Groups plan lawsuit to force penguin listing
By Patrick Reis, E & E reporter

Two advocacy groups announced plans today to sue the Obama administration unless it reverses a Bush-era decision denying penguins a place on the endangered species list.

The Center for Biological Diversity and the Turtle Island Restoration Network say Antarctica's emperor penguin -- protagonist of the documentary "March of the Penguins" -- and two species of rockhopper penguin face extinction from the dual threats of climate change and industrial fishing.

The Interior Department in December contested that notion, saying impacts from global warming on penguins were too uncertain to merit an Endangered Species Act listing.

The groups said today that they would sue in 60 days unless the Fish and Wildlife Service -- the Interior agency that deals with endangered species -- reverses that decision and reopens a review of the penguins' status.

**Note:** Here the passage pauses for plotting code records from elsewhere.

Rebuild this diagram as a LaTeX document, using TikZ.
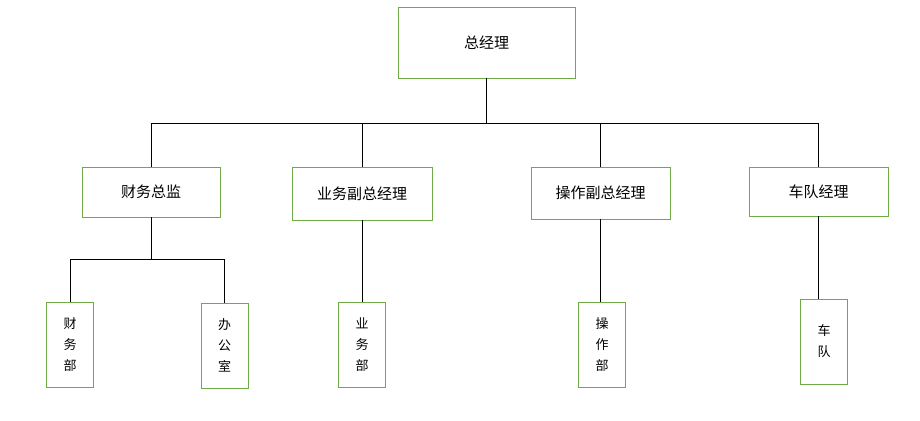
\documentclass[tikz,border=0pt]{standalone}
\usepackage{fontspec}
\setmainfont{Noto Sans CJK SC}
\definecolor{boxgreen}{RGB}{110,170,70}
\tikzset{
  bignode/.style = {draw=boxgreen, thick, align=center, inner sep=0pt,
    font=\fontsize{15}{17}\selectfont},
  smallnode/.style = {draw=boxgreen, thick, align=center, inner sep=0pt,
    minimum width=47pt, minimum height=85pt, font=\fontsize{13}{21}\selectfont},
  link/.style = {draw=black, thick}
}
\begin{document}
\begin{tikzpicture}[x=1pt,y=-1pt]
  \useasboundingbox (0,0) rectangle (920,420);
  % top level
  \node [bignode, minimum width=177pt, minimum height=71pt] (gm) at (486.5,42.5) {总经理};
  % second level
  \node [bignode, minimum width=138pt, minimum height=50pt] (cfo) at (151,192) {财务总监};
  \node [bignode, minimum width=140pt, minimum height=53pt] (bvp) at (362,193.5) {业务副总经理};
  \node [bignode, minimum width=139pt, minimum height=52pt] (ovp) at (600.5,193) {操作副总经理};
  \node [bignode, minimum width=139pt, minimum height=49pt] (fleet) at (818.5,191.5) {车队经理};
  % third level
  \node [smallnode] (fin) at (70,344.5) {财\\务\\部};
  \node [smallnode] (off) at (224.5,345.5) {办\\公\\室};
  \node [smallnode] (biz) at (362,345) {业\\务\\部};
  \node [smallnode] (ops) at (602,345) {操\\作\\部};
  \node [smallnode] (team) at (824,341.5) {车\\队};
  % connectors
  \coordinate (gmj) at (486.5,123);
  \draw [link] (gm.south) -- (gmj);
  \foreach \n in {cfo,bvp,ovp,fleet}
    \draw [link] (gmj) -| (\n.north);
  \coordinate (cfoj) at (151,259);
  \draw [link] (cfo.south) -- (cfoj);
  \foreach \n in {fin,off}
    \draw [link] (cfoj) -| (\n.north);
  \draw [link] (bvp.south) -- (biz.north);
  \draw [link] (ovp.south) -- (ovp.south |- ops.north);
  \draw [link] (fleet.south) -- (fleet.south |- team.north);
\end{tikzpicture}
\end{document}
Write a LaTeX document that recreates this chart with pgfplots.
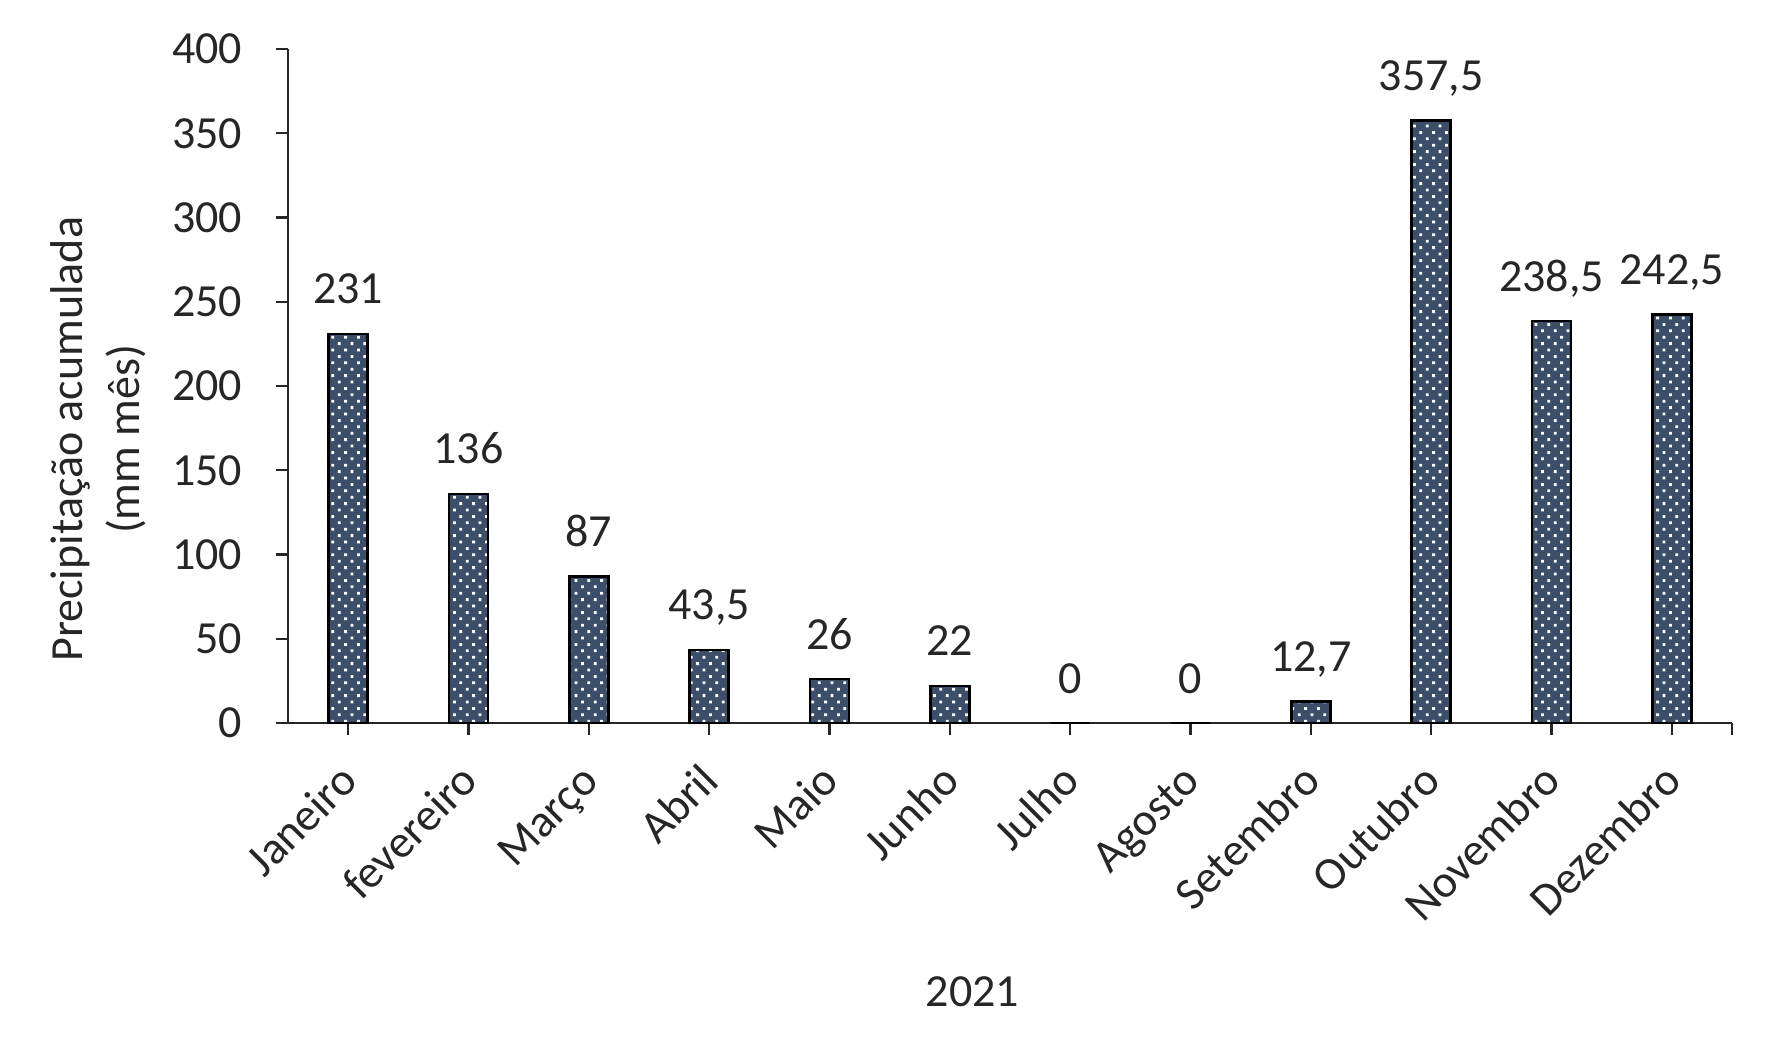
\documentclass[border=0pt]{standalone}
\usepackage{fontspec}
\setmainfont{Carlito}
\usepackage{pgfplots}
\pgfplotsset{compat=1.18}
\usetikzlibrary{patterns}
\pgfdeclarepatternformonly{sparsedots}{\pgfqpoint{-0.5pt}{-0.5pt}}{\pgfqpoint{3.7pt}{3.7pt}}{\pgfqpoint{3.2pt}{3.2pt}}{
  \pgfpathrectangle{\pgfqpoint{-0.35pt}{-0.35pt}}{\pgfqpoint{0.7pt}{0.7pt}}
  \pgfpathrectangle{\pgfqpoint{1.25pt}{1.25pt}}{\pgfqpoint{0.7pt}{0.7pt}}
  \pgfusepath{fill}}
\definecolor{barfill}{RGB}{59,79,106}
\definecolor{ink}{RGB}{38,38,38}
\begin{document}
\fontsize{11.5}{14.2}\selectfont
\begin{tikzpicture}
\useasboundingbox (-72pt,-82.75pt) rectangle (372.5pt,180.75pt);
\begin{axis}[
  scale only axis, width=361pt, height=168.5pt,
  xmin=-0.5, xmax=11.5, ymin=0, ymax=400,
  axis x line*=bottom, axis y line*=left,
  axis line style={ink, line width=0.6pt},
  tick style={ink, line width=0.6pt},
  tick align=outside, major tick length=3pt,
  ytick={0,50,...,400},
  xtick={0,...,11},
  xticklabels={Janeiro, fevereiro, Março, Abril, Maio, Junho, Julho, Agosto, Setembro, Outubro, Novembro, Dezembro},
  extra x ticks={11.5}, extra x tick labels={},
  extra x tick style={tick style={ink, line width=0.6pt}},
  font=\fontsize{11.5}{14.2}\selectfont,
  every tick label/.append style={text=ink},
  yticklabel style={anchor=east, inner sep=0pt, xshift=-8.25pt},
  xticklabel style={xshift=3pt, yshift=-12pt, rotate=45, anchor=base east, inner sep=0pt},
  /pgf/number format/.cd, use comma, fixed, precision=1, 1000 sep={}, assume math mode=true,
  /pgfplots/.cd,
  ybar, bar width=9.75pt,
  nodes near coords,
  nodes near coords style={text=ink, anchor=base, yshift=7.5pt, font=\fontsize{11.5}{14.2}\selectfont},
  ylabel={Precipitação acumulada\\(mm mês)},
  ylabel style={at={(rel axis cs:0,0.421)}, anchor=center, yshift=47.4pt, align=center, text=ink},
  xlabel={2021},
  xlabel style={at={(rel axis cs:0.474,0)}, anchor=center, yshift=-67.3pt, text=ink},
]
\addplot[fill=barfill, draw=black, line width=0.6pt, postaction={pattern=sparsedots, pattern color=white}]
coordinates {(0,231) (1,136) (2,87) (3,43.5) (4,26) (5,22) (6,0) (7,0) (8,12.7) (9,357.5) (10,238.5) (11,242.5)};
\end{axis}
\end{tikzpicture}
\end{document}
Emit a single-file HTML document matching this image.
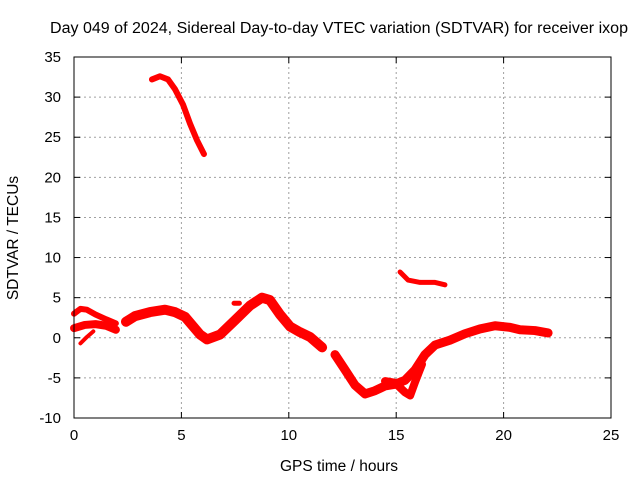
<!DOCTYPE html>
<html><head><meta charset="utf-8"><style>
body{margin:0;background:#fff;}
svg{display:block;font-family:"Liberation Sans",sans-serif;}
</style></head><body>
<svg id="chart" width="640" height="480">
<text x="339" y="33" font-size="15.5" text-anchor="middle" textLength="578" lengthAdjust="spacingAndGlyphs">Day 049 of 2024, Sidereal Day-to-day VTEC variation (SDTVAR) for receiver ixop</text>
<text x="339" y="471" font-size="15.5" text-anchor="middle">GPS time / hours</text>
<text transform="translate(18,238) rotate(-90)" font-size="15.5" text-anchor="middle">SDTVAR / TECUs</text>
<g id="grid"></g><g id="marks"></g><g id="axes"></g>
</svg>
<script>
const xTicks=[0,5,10,15,20,25];
const yTicks=[-10,-5,0,5,10,15,20,25,30,35];
const segTopX=[3.63,4.0,4.38,4.70,5.07,5.40,5.73,6.05];
const segTopY=[32.2,32.6,32.2,31.0,29.1,26.7,24.6,22.9];
const segAUpX=[0,0.3,0.6,1.0,1.5,1.95];
const segAUpY=[3.0,3.6,3.5,2.9,2.3,1.8];
const segALoX=[0,0.5,1.0,1.5,1.95];
const segALoY=[1.2,1.6,1.7,1.5,1.0];
const segATailX=[0.3,0.6,0.9];
const segATailY=[-0.7,0.1,0.8];
const segBX=[2.42,2.84,3.54,4.24,4.70,5.17,5.87,6.19,6.80,7.50,8.19,8.75,9.12,9.59,10.06,10.52,10.99,11.55];
const segBY=[2.0,2.7,3.2,3.5,3.2,2.6,0.4,-0.2,0.4,2.2,4.0,5.0,4.7,2.9,1.4,0.7,0.1,-1.2];
const segBlobX=[7.45,7.7];
const segBlobY=[4.3,4.3];
const segCX=[12.15,12.62,13.08,13.55,14.01,14.48,14.94,15.41,15.88,16.34,16.81,17.50,18.20,18.90,19.60,20.30,20.76,21.46,22.07];
const segCY=[-2.1,-4.0,-5.9,-7.0,-6.6,-6.0,-5.8,-5.3,-4.0,-2.1,-0.9,-0.3,0.5,1.1,1.5,1.3,1.0,0.9,0.6];
const segC2X=[14.48,14.94,15.41,15.65,15.88,16.2];
const segC2Y=[-5.4,-5.6,-6.8,-7.2,-5.5,-3.3];
const segEX=[15.18,15.55,16.11,16.81,17.27];
const segEY=[8.2,7.2,6.9,6.9,6.6];

const L=74,R=611,T=57,B=418;
const sx=h=>L+(h-0)/25*(R-L);
const sy=v=>B-(v+10)/45*(B-T);
const NS="http://www.w3.org/2000/svg";
function mk(tag,attrs,parent){const e=document.createElementNS(NS,tag);for(const k in attrs)e.setAttribute(k,attrs[k]);parent.appendChild(e);return e;}
const grid=document.getElementById('grid'),axes=document.getElementById('axes'),marks=document.getElementById('marks');
xTicks.forEach(t=>{const x=sx(t);
 if(t>0&&t<25){const g=mk('line',{x1:x,x2:x,y1:T,y2:B,stroke:'#a0a0a0','stroke-dasharray':'2,3'},grid);
 }
 mk('line',{x1:x,x2:x,y1:B,y2:B-6,stroke:'#000'},axes);
 mk('line',{x1:x,x2:x,y1:T,y2:T+6,stroke:'#000'},axes);
 const tx=mk('text',{x:x,y:B+22,'font-size':15,'text-anchor':'middle'},axes);tx.textContent=t;
 });
yTicks.forEach(t=>{const y=sy(t);
 if(t>-10&&t<35){const g=mk('line',{x1:L,x2:R,y1:y,y2:y,stroke:'#a0a0a0','stroke-dasharray':'2,3'},grid);
 }
 mk('line',{x1:L,x2:L+6,y1:y,y2:y,stroke:'#000'},axes);
 mk('line',{x1:R,x2:R-6,y1:y,y2:y,stroke:'#000'},axes);
 const tx=mk('text',{x:L-13,y:y+5,'font-size':15,'text-anchor':'end'},axes);tx.textContent=t;
 });
const fr=mk('rect',{x:L,y:T,width:R-L,height:B-T,fill:'none',stroke:'#000'},axes);

function seg(xs,ys,w){const p=mk('polyline',{points:xs.map((h,i)=>sx(h)+','+sy(ys[i])).join(' '),fill:'none',stroke:'#ff0000','stroke-width':w,'stroke-linejoin':'round','stroke-linecap':'round'},marks);
 }
seg(segTopX,segTopY,6);seg(segAUpX,segAUpY,6);seg(segALoX,segALoY,8);seg(segATailX,segATailY,4);
seg(segBX,segBY,10);seg(segBlobX,segBlobY,5);seg(segCX,segCY,9);seg(segC2X,segC2Y,8);seg(segEX,segEY,5);
</script>
</body></html>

"If the Obama administration is serious about restoring scientific integrity to government decision-making, it will stand behind the sound science showing that global warming is threatening the emperor penguin and protect this species before it's too late," said Shaye Wolf, a biologist with the Center for Biological Diversity.

Fish and Wildlife declined to comment on the announcement.

Listing penguins would require Interior to set strict regulations for the U.S. longline fishing fleet in the Antarctic, whose gear can entangle and drown penguins, Wolf said.

The groups also hope the listing would bolster the link between species protections and regulation of greenhouse gas emissions. Penguins' sea ice habitat is melting because of global warming, which also threatens some of the fish and krill populations the seabirds depend on, Wolf said.

In this and other attempts to garner federal protection for species threatened by global warming, environmental groups have argued that
protecting those species requires the federal government to regulate carbon dioxide emissions.

When listing the polar bear, the Bush administration published a special rule prohibiting endangered species reviews from taking greenhouse gas emissions into account. The rule was later upheld by the Obama administration, but environmental groups are hoping to reverse it through litigation.